Key Terms
- Greenhouse gas (GHG) emissions intensity: The amount of greenhouse gases, measured in carbon dioxide equivalent (CO2e), emitted per unit of output. In this indicator, it is expressed per kilocalorie of food produced.
- Carbon dioxide equivalent (CO2e): A standard unit for aggregating and comparing GHG emissions. It expresses the impact of different GHGs in terms of the amount of CO2 that would create the same amount of warming.
Historical Data Methodology and Challenges
GHG emissions intensity is calculated by dividing the total agriculture production emissions (CO2e) by total food supply (kilocalories, or kcal), both obtained from FAOSTAT.
There is no perfect normalization factor for measuring GHG intensity.

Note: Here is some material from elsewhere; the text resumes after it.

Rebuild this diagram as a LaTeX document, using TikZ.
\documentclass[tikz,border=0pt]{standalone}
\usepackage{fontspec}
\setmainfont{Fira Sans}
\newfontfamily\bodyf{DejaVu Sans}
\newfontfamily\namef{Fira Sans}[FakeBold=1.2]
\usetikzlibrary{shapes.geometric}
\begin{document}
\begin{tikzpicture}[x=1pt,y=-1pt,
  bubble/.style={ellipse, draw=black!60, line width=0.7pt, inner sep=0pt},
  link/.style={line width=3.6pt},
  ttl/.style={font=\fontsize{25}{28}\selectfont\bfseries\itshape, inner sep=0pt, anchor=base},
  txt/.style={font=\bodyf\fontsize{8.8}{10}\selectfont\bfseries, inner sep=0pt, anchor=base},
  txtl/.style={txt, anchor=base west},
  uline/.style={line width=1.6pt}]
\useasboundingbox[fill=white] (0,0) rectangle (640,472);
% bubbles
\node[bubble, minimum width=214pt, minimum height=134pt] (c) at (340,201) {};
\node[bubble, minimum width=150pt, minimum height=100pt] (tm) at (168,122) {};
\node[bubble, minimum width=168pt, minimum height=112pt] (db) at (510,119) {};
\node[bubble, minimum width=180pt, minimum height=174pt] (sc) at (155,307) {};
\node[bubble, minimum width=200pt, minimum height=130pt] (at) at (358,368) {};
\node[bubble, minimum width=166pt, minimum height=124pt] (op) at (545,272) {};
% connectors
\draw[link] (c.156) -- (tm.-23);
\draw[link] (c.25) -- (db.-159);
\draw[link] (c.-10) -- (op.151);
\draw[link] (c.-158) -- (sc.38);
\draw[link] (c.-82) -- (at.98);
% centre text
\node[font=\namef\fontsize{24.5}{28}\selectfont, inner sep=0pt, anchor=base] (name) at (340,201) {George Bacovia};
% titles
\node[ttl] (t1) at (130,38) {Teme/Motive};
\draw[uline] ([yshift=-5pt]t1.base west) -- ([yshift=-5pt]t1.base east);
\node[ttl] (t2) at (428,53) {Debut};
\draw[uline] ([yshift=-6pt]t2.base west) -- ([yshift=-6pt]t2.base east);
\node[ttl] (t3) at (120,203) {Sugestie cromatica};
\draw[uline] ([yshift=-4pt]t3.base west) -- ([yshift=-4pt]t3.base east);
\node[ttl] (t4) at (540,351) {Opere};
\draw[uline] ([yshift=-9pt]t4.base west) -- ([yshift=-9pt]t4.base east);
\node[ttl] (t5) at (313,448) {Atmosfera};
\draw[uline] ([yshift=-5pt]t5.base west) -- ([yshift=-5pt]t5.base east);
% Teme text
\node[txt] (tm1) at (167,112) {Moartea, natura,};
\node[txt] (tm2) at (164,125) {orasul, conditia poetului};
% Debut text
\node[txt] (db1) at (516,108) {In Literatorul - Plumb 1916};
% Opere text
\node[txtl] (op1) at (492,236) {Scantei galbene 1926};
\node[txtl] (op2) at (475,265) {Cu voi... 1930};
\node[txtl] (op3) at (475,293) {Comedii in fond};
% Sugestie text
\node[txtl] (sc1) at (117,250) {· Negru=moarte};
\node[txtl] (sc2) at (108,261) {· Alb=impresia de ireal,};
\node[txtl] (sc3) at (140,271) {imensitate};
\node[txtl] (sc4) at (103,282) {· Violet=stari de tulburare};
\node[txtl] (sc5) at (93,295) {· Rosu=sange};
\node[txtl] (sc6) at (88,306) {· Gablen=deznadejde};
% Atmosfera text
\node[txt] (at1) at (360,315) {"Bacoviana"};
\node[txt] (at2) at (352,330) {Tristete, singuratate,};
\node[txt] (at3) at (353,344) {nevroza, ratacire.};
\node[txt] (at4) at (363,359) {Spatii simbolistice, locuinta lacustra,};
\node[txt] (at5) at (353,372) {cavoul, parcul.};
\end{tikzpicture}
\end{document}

For example, because sugars and processed grains are very GHG-efficient, the world could improve performance on this metric while worsening nutrition. Comparing per unit of protein does not work well when considering foods that should be included in a healthy diet that have relatively low levels of protein (e.g., fruits, vegetables, some grains, etc.). While more complex nutrient quality indices are being developed, there is no consensus on which is best and global data is not yet available to incorporate such complex indices into the denominator of this indicator. GHG emissions intensity per kilocalorie should be improved alongside other improvements in nutrient intake to ensure healthy diets for all. Additionally, this metric is influenced by both the environmental efficiency of agricultural practices (including fertilizer use, livestock management and energy consumption) and consumption patterns (e.g., food loss and waste rates, dietary composition). Moreover, it is important to note that emissions intensity metrics have limitations. Countries with extensive production systems and lower productivity per hectare may show higher emissions intensities, even if their absolute contribution to global warming is relatively small. Therefore, this metric should be considered alongside absolute emissions and other contextual factors.
Target Methodology
This target was developed by scaling the absolute GHG emissions values from agricultural production, as published in the World Resources Report on Creating a Sustainable Food Future, to align with FAOSTAT values by comparing data from 2010 in both sources. We then calculated the mean between GHG emissions from agricultural production in 2010 and the 2050 projection for these emissions in the Breakthrough Technologies scenario, thereby creating a linear pathway between the observed value in 2010 and the target in 2050. The 2030 target was set as the midpoint of this pathway. To convert these GHG emissions targets into intensity targets, data on kilocalories in the global food supply, published annually by FAOSTAT, served as the denominator. Using a similar approach and assuming linear growth, we estimated the global food supply size in 2030 and 2050 based on the projection from the "Creating a Sustainable Food Future" report that global kilocalorie demand would grow by 55% between 2010 and 2050. Finally, the absolute agricultural production emissions targets for 2030 and 2050 were divided by the projected number of kilocalories in the global food supply for each year to obtain targets for GHG emissions intensity in terms of grams of CO2e per 1,000 kilocalories. The baseline year was updated to 2017 instead of 2010 to reflect more current data.